Given request:
Skip every picture and transcribe the remaining material exactly.

Data:
=====

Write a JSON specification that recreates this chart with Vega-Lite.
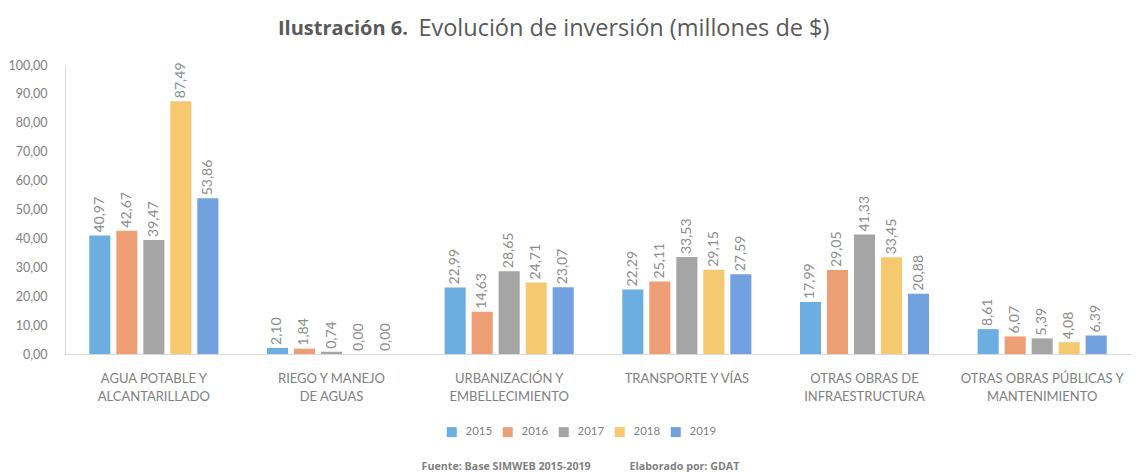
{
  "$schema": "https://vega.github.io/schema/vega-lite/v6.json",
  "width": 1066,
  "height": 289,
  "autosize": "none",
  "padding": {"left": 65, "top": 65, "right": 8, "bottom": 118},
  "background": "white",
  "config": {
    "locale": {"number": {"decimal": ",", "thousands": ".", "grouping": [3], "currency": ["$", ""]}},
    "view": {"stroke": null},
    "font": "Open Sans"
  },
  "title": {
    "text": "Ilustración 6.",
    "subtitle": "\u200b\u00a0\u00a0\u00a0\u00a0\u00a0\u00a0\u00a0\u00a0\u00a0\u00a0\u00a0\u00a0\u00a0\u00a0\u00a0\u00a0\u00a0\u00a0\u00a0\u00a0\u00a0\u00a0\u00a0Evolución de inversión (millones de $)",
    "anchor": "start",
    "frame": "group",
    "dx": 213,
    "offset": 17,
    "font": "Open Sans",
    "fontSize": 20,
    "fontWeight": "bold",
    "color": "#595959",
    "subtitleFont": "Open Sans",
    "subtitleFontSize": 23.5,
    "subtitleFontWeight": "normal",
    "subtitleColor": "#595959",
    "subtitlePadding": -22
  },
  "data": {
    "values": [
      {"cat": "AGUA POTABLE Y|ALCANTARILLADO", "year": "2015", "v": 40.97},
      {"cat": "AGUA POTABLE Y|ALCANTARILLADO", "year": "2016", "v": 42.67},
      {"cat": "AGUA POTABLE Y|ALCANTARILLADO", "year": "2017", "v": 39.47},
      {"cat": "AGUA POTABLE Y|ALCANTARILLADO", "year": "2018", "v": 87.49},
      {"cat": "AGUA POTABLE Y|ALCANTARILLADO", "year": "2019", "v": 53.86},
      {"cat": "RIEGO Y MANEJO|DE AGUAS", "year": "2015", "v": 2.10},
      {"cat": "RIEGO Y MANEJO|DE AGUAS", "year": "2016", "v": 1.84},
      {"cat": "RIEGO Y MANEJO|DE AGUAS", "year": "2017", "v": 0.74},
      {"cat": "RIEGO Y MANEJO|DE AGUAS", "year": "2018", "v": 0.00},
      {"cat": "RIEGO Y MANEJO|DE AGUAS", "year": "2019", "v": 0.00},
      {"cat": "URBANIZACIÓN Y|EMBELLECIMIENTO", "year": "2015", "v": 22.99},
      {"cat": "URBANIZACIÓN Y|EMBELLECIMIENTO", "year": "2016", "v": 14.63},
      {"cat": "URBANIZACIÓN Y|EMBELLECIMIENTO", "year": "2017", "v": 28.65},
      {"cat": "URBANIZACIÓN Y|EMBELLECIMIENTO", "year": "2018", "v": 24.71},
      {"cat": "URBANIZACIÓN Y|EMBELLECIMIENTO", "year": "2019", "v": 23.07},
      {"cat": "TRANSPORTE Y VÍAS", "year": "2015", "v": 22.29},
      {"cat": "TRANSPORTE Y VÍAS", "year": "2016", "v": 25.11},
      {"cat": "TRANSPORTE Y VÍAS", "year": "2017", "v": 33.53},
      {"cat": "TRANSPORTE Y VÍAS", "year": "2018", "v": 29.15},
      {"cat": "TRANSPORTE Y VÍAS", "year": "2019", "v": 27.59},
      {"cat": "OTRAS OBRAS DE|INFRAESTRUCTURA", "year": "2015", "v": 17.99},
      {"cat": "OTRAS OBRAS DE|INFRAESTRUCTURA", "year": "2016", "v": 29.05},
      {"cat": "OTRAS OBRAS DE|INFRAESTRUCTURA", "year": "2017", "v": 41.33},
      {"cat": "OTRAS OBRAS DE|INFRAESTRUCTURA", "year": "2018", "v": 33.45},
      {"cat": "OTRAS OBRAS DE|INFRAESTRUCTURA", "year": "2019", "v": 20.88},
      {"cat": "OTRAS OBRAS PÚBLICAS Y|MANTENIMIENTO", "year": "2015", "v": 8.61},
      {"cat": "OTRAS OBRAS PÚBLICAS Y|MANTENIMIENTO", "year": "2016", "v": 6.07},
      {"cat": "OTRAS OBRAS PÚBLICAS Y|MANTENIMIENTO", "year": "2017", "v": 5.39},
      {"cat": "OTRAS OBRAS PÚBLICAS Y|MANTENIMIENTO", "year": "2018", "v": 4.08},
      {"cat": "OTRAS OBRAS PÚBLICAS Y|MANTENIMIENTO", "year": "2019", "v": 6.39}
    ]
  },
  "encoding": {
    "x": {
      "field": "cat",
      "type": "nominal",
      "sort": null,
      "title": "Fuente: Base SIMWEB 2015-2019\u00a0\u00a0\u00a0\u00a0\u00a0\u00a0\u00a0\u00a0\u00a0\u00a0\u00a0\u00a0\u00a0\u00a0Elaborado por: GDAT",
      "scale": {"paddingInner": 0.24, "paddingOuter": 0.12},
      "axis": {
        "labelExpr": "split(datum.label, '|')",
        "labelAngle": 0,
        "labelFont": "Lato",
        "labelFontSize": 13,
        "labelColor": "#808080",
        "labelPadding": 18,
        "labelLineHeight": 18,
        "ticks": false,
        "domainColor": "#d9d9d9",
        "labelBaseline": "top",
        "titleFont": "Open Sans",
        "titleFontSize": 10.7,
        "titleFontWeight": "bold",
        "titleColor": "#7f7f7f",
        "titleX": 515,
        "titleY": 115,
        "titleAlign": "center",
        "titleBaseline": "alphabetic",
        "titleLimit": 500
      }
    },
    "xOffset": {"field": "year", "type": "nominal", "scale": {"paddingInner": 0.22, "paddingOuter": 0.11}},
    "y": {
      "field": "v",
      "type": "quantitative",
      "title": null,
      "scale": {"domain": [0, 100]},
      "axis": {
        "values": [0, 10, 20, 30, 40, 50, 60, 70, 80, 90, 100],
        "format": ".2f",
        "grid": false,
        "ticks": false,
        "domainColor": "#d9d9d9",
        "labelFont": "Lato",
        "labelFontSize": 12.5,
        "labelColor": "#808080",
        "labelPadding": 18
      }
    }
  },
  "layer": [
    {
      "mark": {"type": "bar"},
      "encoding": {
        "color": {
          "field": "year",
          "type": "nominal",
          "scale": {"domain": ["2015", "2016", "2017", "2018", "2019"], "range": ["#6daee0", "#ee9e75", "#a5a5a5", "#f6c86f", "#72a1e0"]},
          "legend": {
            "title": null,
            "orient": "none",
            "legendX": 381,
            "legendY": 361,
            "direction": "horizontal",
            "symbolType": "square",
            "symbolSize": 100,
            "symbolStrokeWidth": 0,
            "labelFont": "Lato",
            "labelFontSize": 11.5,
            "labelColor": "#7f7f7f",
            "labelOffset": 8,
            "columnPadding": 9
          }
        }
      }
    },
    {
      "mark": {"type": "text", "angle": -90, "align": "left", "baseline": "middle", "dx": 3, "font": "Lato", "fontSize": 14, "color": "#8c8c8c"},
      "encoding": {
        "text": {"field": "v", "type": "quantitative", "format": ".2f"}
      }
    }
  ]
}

=====

Output for this exercise:
Write a JSON specification that recreates this chart with Vega-Lite.
{
  "$schema": "https://vega.github.io/schema/vega-lite/v6.json",
  "width": 1066,
  "height": 289,
  "autosize": "none",
  "padding": {"left": 65, "top": 65, "right": 8, "bottom": 118},
  "background": "white",
  "config": {
    "locale": {"number": {"decimal": ",", "thousands": ".", "grouping": [3], "currency": ["$", ""]}},
    "view": {"stroke": null},
    "font": "Open Sans"
  },
  "title": {
    "text": "Ilustración 6.",
    "subtitle": "\u200b\u00a0\u00a0\u00a0\u00a0\u00a0\u00a0\u00a0\u00a0\u00a0\u00a0\u00a0\u00a0\u00a0\u00a0\u00a0\u00a0\u00a0\u00a0\u00a0\u00a0\u00a0\u00a0\u00a0Evolución de inversión (millones de $)",
    "anchor": "start",
    "frame": "group",
    "dx": 213,
    "offset": 17,
    "font": "Open Sans",
    "fontSize": 20,
    "fontWeight": "bold",
    "color": "#595959",
    "subtitleFont": "Open Sans",
    "subtitleFontSize": 23.5,
    "subtitleFontWeight": "normal",
    "subtitleColor": "#595959",
    "subtitlePadding": -22
  },
  "data": {
    "values": [
      {"cat": "AGUA POTABLE Y|ALCANTARILLADO", "year": "2015", "v": 40.97},
      {"cat": "AGUA POTABLE Y|ALCANTARILLADO", "year": "2016", "v": 42.67},
      {"cat": "AGUA POTABLE Y|ALCANTARILLADO", "year": "2017", "v": 39.47},
      {"cat": "AGUA POTABLE Y|ALCANTARILLADO", "year": "2018", "v": 87.49},
      {"cat": "AGUA POTABLE Y|ALCANTARILLADO", "year": "2019", "v": 53.86},
      {"cat": "RIEGO Y MANEJO|DE AGUAS", "year": "2015", "v": 2.10},
      {"cat": "RIEGO Y MANEJO|DE AGUAS", "year": "2016", "v": 1.84},
      {"cat": "RIEGO Y MANEJO|DE AGUAS", "year": "2017", "v": 0.74},
      {"cat": "RIEGO Y MANEJO|DE AGUAS", "year": "2018", "v": 0.00},
      {"cat": "RIEGO Y MANEJO|DE AGUAS", "year": "2019", "v": 0.00},
      {"cat": "URBANIZACIÓN Y|EMBELLECIMIENTO", "year": "2015", "v": 22.99},
      {"cat": "URBANIZACIÓN Y|EMBELLECIMIENTO", "year": "2016", "v": 14.63},
      {"cat": "URBANIZACIÓN Y|EMBELLECIMIENTO", "year": "2017", "v": 28.65},
      {"cat": "URBANIZACIÓN Y|EMBELLECIMIENTO", "year": "2018", "v": 24.71},
      {"cat": "URBANIZACIÓN Y|EMBELLECIMIENTO", "year": "2019", "v": 23.07},
      {"cat": "TRANSPORTE Y VÍAS", "year": "2015", "v": 22.29},
      {"cat": "TRANSPORTE Y VÍAS", "year": "2016", "v": 25.11},
      {"cat": "TRANSPORTE Y VÍAS", "year": "2017", "v": 33.53},
      {"cat": "TRANSPORTE Y VÍAS", "year": "2018", "v": 29.15},
      {"cat": "TRANSPORTE Y VÍAS", "year": "2019", "v": 27.59},
      {"cat": "OTRAS OBRAS DE|INFRAESTRUCTURA", "year": "2015", "v": 17.99},
      {"cat": "OTRAS OBRAS DE|INFRAESTRUCTURA", "year": "2016", "v": 29.05},
      {"cat": "OTRAS OBRAS DE|INFRAESTRUCTURA", "year": "2017", "v": 41.33},
      {"cat": "OTRAS OBRAS DE|INFRAESTRUCTURA", "year": "2018", "v": 33.45},
      {"cat": "OTRAS OBRAS DE|INFRAESTRUCTURA", "year": "2019", "v": 20.88},
      {"cat": "OTRAS OBRAS PÚBLICAS Y|MANTENIMIENTO", "year": "2015", "v": 8.61},
      {"cat": "OTRAS OBRAS PÚBLICAS Y|MANTENIMIENTO", "year": "2016", "v": 6.07},
      {"cat": "OTRAS OBRAS PÚBLICAS Y|MANTENIMIENTO", "year": "2017", "v": 5.39},
      {"cat": "OTRAS OBRAS PÚBLICAS Y|MANTENIMIENTO", "year": "2018", "v": 4.08},
      {"cat": "OTRAS OBRAS PÚBLICAS Y|MANTENIMIENTO", "year": "2019", "v": 6.39}
    ]
  },
  "encoding": {
    "x": {
      "field": "cat",
      "type": "nominal",
      "sort": null,
      "title": "Fuente: Base SIMWEB 2015-2019\u00a0\u00a0\u00a0\u00a0\u00a0\u00a0\u00a0\u00a0\u00a0\u00a0\u00a0\u00a0\u00a0\u00a0Elaborado por: GDAT",
      "scale": {"paddingInner": 0.24, "paddingOuter": 0.12},
      "axis": {
        "labelExpr": "split(datum.label, '|')",
        "labelAngle": 0,
        "labelFont": "Lato",
        "labelFontSize": 13,
        "labelColor": "#808080",
        "labelPadding": 18,
        "labelLineHeight": 18,
        "ticks": false,
        "domainColor": "#d9d9d9",
        "labelBaseline": "top",
        "titleFont": "Open Sans",
        "titleFontSize": 10.7,
        "titleFontWeight": "bold",
        "titleColor": "#7f7f7f",
        "titleX": 515,
        "titleY": 115,
        "titleAlign": "center",
        "titleBaseline": "alphabetic",
        "titleLimit": 500
      }
    },
    "xOffset": {"field": "year", "type": "nominal", "scale": {"paddingInner": 0.22, "paddingOuter": 0.11}},
    "y": {
      "field": "v",
      "type": "quantitative",
      "title": null,
      "scale": {"domain": [0, 100]},
      "axis": {
        "values": [0, 10, 20, 30, 40, 50, 60, 70, 80, 90, 100],
        "format": ".2f",
        "grid": false,
        "ticks": false,
        "domainColor": "#d9d9d9",
        "labelFont": "Lato",
        "labelFontSize": 12.5,
        "labelColor": "#808080",
        "labelPadding": 18
      }
    }
  },
  "layer": [
    {
      "mark": {"type": "bar"},
      "encoding": {
        "color": {
          "field": "year",
          "type": "nominal",
          "scale": {"domain": ["2015", "2016", "2017", "2018", "2019"], "range": ["#6daee0", "#ee9e75", "#a5a5a5", "#f6c86f", "#72a1e0"]},
          "legend": {
            "title": null,
            "orient": "none",
            "legendX": 381,
            "legendY": 361,
            "direction": "horizontal",
            "symbolType": "square",
            "symbolSize": 100,
            "symbolStrokeWidth": 0,
            "labelFont": "Lato",
            "labelFontSize": 11.5,
            "labelColor": "#7f7f7f",
            "labelOffset": 8,
            "columnPadding": 9
          }
        }
      }
    },
    {
      "mark": {"type": "text", "angle": -90, "align": "left", "baseline": "middle", "dx": 3, "font": "Lato", "fontSize": 14, "color": "#8c8c8c"},
      "encoding": {
        "text": {"field": "v", "type": "quantitative", "format": ".2f"}
      }
    }
  ]
}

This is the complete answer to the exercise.